## Short task
Write out the entire listing below exactly as it appears, minus any pictures.
++++++
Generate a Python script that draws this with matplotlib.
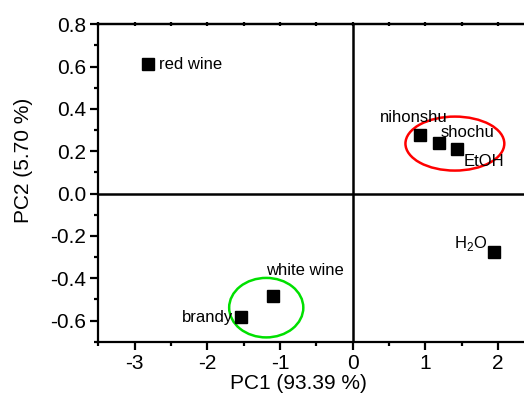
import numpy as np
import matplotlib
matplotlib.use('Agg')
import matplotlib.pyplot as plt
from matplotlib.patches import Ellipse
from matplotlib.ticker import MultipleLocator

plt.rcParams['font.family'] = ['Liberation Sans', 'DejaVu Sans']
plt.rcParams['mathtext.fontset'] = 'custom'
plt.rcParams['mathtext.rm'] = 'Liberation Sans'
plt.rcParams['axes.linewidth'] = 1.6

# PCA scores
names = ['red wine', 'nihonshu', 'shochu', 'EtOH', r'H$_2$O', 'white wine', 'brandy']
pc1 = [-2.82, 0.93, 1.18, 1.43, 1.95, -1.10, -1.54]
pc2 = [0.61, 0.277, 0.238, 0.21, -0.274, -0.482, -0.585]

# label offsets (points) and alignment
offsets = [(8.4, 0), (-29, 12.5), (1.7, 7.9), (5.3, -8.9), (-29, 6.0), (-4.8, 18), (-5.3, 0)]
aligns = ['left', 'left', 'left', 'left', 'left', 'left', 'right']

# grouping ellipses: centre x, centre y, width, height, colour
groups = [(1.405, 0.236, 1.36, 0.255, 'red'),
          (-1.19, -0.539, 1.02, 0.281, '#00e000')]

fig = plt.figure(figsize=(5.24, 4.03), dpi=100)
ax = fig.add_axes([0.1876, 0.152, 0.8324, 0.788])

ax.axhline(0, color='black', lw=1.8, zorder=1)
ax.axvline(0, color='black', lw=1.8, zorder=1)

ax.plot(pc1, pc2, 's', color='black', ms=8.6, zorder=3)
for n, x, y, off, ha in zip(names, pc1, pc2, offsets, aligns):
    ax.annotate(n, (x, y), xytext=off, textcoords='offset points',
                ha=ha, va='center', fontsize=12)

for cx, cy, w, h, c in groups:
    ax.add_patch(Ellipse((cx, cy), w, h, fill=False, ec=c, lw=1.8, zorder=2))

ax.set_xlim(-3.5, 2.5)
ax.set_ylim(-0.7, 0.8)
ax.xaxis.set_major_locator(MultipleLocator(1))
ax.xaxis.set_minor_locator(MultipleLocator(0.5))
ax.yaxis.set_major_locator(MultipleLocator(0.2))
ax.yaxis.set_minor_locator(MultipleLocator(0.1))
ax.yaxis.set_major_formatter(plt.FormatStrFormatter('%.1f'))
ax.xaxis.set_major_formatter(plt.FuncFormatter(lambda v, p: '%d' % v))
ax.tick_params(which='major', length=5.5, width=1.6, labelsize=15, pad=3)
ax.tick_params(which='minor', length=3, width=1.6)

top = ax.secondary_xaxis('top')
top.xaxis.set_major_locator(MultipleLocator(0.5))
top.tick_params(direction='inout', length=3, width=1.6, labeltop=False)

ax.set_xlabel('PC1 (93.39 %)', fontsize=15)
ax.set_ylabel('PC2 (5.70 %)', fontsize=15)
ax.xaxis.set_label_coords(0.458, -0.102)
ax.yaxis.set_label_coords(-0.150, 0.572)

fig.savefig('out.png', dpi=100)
++++++
## The result
Generate a Python script that draws this with matplotlib.
import numpy as np
import matplotlib
matplotlib.use('Agg')
import matplotlib.pyplot as plt
from matplotlib.patches import Ellipse
from matplotlib.ticker import MultipleLocator

plt.rcParams['font.family'] = ['Liberation Sans', 'DejaVu Sans']
plt.rcParams['mathtext.fontset'] = 'custom'
plt.rcParams['mathtext.rm'] = 'Liberation Sans'
plt.rcParams['axes.linewidth'] = 1.6

# PCA scores
names = ['red wine', 'nihonshu', 'shochu', 'EtOH', r'H$_2$O', 'white wine', 'brandy']
pc1 = [-2.82, 0.93, 1.18, 1.43, 1.95, -1.10, -1.54]
pc2 = [0.61, 0.277, 0.238, 0.21, -0.274, -0.482, -0.585]

# label offsets (points) and alignment
offsets = [(8.4, 0), (-29, 12.5), (1.7, 7.9), (5.3, -8.9), (-29, 6.0), (-4.8, 18), (-5.3, 0)]
aligns = ['left', 'left', 'left', 'left', 'left', 'left', 'right']

# grouping ellipses: centre x, centre y, width, height, colour
groups = [(1.405, 0.236, 1.36, 0.255, 'red'),
          (-1.19, -0.539, 1.02, 0.281, '#00e000')]

fig = plt.figure(figsize=(5.24, 4.03), dpi=100)
ax = fig.add_axes([0.1876, 0.152, 0.8324, 0.788])

ax.axhline(0, color='black', lw=1.8, zorder=1)
ax.axvline(0, color='black', lw=1.8, zorder=1)

ax.plot(pc1, pc2, 's', color='black', ms=8.6, zorder=3)
for n, x, y, off, ha in zip(names, pc1, pc2, offsets, aligns):
    ax.annotate(n, (x, y), xytext=off, textcoords='offset points',
                ha=ha, va='center', fontsize=12)

for cx, cy, w, h, c in groups:
    ax.add_patch(Ellipse((cx, cy), w, h, fill=False, ec=c, lw=1.8, zorder=2))

ax.set_xlim(-3.5, 2.5)
ax.set_ylim(-0.7, 0.8)
ax.xaxis.set_major_locator(MultipleLocator(1))
ax.xaxis.set_minor_locator(MultipleLocator(0.5))
ax.yaxis.set_major_locator(MultipleLocator(0.2))
ax.yaxis.set_minor_locator(MultipleLocator(0.1))
ax.yaxis.set_major_formatter(plt.FormatStrFormatter('%.1f'))
ax.xaxis.set_major_formatter(plt.FuncFormatter(lambda v, p: '%d' % v))
ax.tick_params(which='major', length=5.5, width=1.6, labelsize=15, pad=3)
ax.tick_params(which='minor', length=3, width=1.6)

top = ax.secondary_xaxis('top')
top.xaxis.set_major_locator(MultipleLocator(0.5))
top.tick_params(direction='inout', length=3, width=1.6, labeltop=False)

ax.set_xlabel('PC1 (93.39 %)', fontsize=15)
ax.set_ylabel('PC2 (5.70 %)', fontsize=15)
ax.xaxis.set_label_coords(0.458, -0.102)
ax.yaxis.set_label_coords(-0.150, 0.572)

fig.savefig('out.png', dpi=100)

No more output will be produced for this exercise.